■ **STATED PROBLEM**
Return the material word for word. Do not include pictures.
****************************************
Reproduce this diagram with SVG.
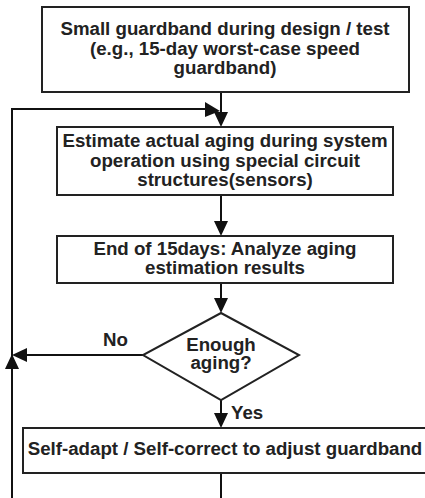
<svg xmlns="http://www.w3.org/2000/svg" width="425" height="498" viewBox="0 0 425 498">
<style>
.box{fill:#fff;stroke:#222;stroke-width:2}
.t{font-family:"Liberation Sans",Arial,sans-serif;font-weight:bold;font-size:18.7px;fill:#222;text-anchor:middle}
.l{font-family:"Liberation Sans",Arial,sans-serif;font-weight:bold;font-size:18.7px;fill:#222}
.c{fill:none;stroke:#111;stroke-width:2}
</style>
<defs>
<marker id="ah" markerWidth="8" markerHeight="8" refX="7" refY="4" orient="auto" markerUnits="userSpaceOnUse" viewBox="0 0 8 8">
<path d="M0,0 L8,4 L0,8 Z" fill="#111"/>
</marker>
</defs>
<rect width="425" height="498" fill="#fff"/>
<g id="connectors">
<path class="c" d="M221,92 V113"/>
<path d="M214,112 L228,112 L221,127 Z" fill="#111"/>
<path class="c" d="M12,498 V109 H206"/>
<path d="M205,102 L220,111 L205,117 Z" fill="#111"/>
<path class="c" d="M221,195 V222"/>
<path d="M214,221 L228,221 L221,236 Z" fill="#111"/>
<path class="c" d="M221,283 V299"/>
<path d="M214,298 L228,298 L221,313 Z" fill="#111"/>
<path class="c" d="M143,355 H26"/>
<path d="M27,348 L27,362 L12,355 Z" fill="#111"/>
<path d="M5,369 L19,369 L12,354 Z" fill="#111"/>
<path class="c" d="M221,400 V414"/>
<path d="M214,413 L228,413 L221,428 Z" fill="#111"/>
<path class="c" d="M221,473 V498"/>
<text class="l" x="103" y="346">No</text>
<text class="l" x="231" y="419">Yes</text>
</g>
<g id="n1">
<rect class="box" x="42" y="7" width="367" height="85"/>
<text class="t" x="225" y="35">Small guardband during design / test</text>
<text class="t" x="225" y="55">(e.g., 15-day worst-case speed</text>
<text class="t" x="225" y="74">guardband)</text>
</g>
<g id="n2">
<rect class="box" x="57" y="127" width="336" height="68"/>
<text class="t" x="225" y="147">Estimate actual aging during system</text>
<text class="t" x="225" y="167">operation using special circuit</text>
<text class="t" x="225" y="186">structures(sensors)</text>
</g>
<g id="n3">
<rect class="box" x="57" y="236" width="336" height="47"/>
<text class="t" x="225" y="255">End of 15days: Analyze aging</text>
<text class="t" x="225" y="274">estimation results</text>
</g>
<g id="n4">
<polygon class="box" points="221,313 299,355 221,400 143,355"/>
<text class="t" x="221" y="351">Enough</text>
<text class="t" x="221" y="369">aging?</text>
</g>
<g id="n5">
<rect class="box" x="23" y="428" width="410" height="45"/>
<text class="t" x="225" y="455">Self-adapt / Self-correct to adjust guardband</text>
</g>
</svg>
****************************************
■ **CORRECT RESPONSE**
Reproduce this diagram with SVG.
<svg xmlns="http://www.w3.org/2000/svg" width="425" height="498" viewBox="0 0 425 498">
<style>
.box{fill:#fff;stroke:#222;stroke-width:2}
.t{font-family:"Liberation Sans",Arial,sans-serif;font-weight:bold;font-size:18.7px;fill:#222;text-anchor:middle}
.l{font-family:"Liberation Sans",Arial,sans-serif;font-weight:bold;font-size:18.7px;fill:#222}
.c{fill:none;stroke:#111;stroke-width:2}
</style>
<defs>
<marker id="ah" markerWidth="8" markerHeight="8" refX="7" refY="4" orient="auto" markerUnits="userSpaceOnUse" viewBox="0 0 8 8">
<path d="M0,0 L8,4 L0,8 Z" fill="#111"/>
</marker>
</defs>
<rect width="425" height="498" fill="#fff"/>
<g id="connectors">
<path class="c" d="M221,92 V113"/>
<path d="M214,112 L228,112 L221,127 Z" fill="#111"/>
<path class="c" d="M12,498 V109 H206"/>
<path d="M205,102 L220,111 L205,117 Z" fill="#111"/>
<path class="c" d="M221,195 V222"/>
<path d="M214,221 L228,221 L221,236 Z" fill="#111"/>
<path class="c" d="M221,283 V299"/>
<path d="M214,298 L228,298 L221,313 Z" fill="#111"/>
<path class="c" d="M143,355 H26"/>
<path d="M27,348 L27,362 L12,355 Z" fill="#111"/>
<path d="M5,369 L19,369 L12,354 Z" fill="#111"/>
<path class="c" d="M221,400 V414"/>
<path d="M214,413 L228,413 L221,428 Z" fill="#111"/>
<path class="c" d="M221,473 V498"/>
<text class="l" x="103" y="346">No</text>
<text class="l" x="231" y="419">Yes</text>
</g>
<g id="n1">
<rect class="box" x="42" y="7" width="367" height="85"/>
<text class="t" x="225" y="35">Small guardband during design / test</text>
<text class="t" x="225" y="55">(e.g., 15-day worst-case speed</text>
<text class="t" x="225" y="74">guardband)</text>
</g>
<g id="n2">
<rect class="box" x="57" y="127" width="336" height="68"/>
<text class="t" x="225" y="147">Estimate actual aging during system</text>
<text class="t" x="225" y="167">operation using special circuit</text>
<text class="t" x="225" y="186">structures(sensors)</text>
</g>
<g id="n3">
<rect class="box" x="57" y="236" width="336" height="47"/>
<text class="t" x="225" y="255">End of 15days: Analyze aging</text>
<text class="t" x="225" y="274">estimation results</text>
</g>
<g id="n4">
<polygon class="box" points="221,313 299,355 221,400 143,355"/>
<text class="t" x="221" y="351">Enough</text>
<text class="t" x="221" y="369">aging?</text>
</g>
<g id="n5">
<rect class="box" x="23" y="428" width="410" height="45"/>
<text class="t" x="225" y="455">Self-adapt / Self-correct to adjust guardband</text>
</g>
</svg>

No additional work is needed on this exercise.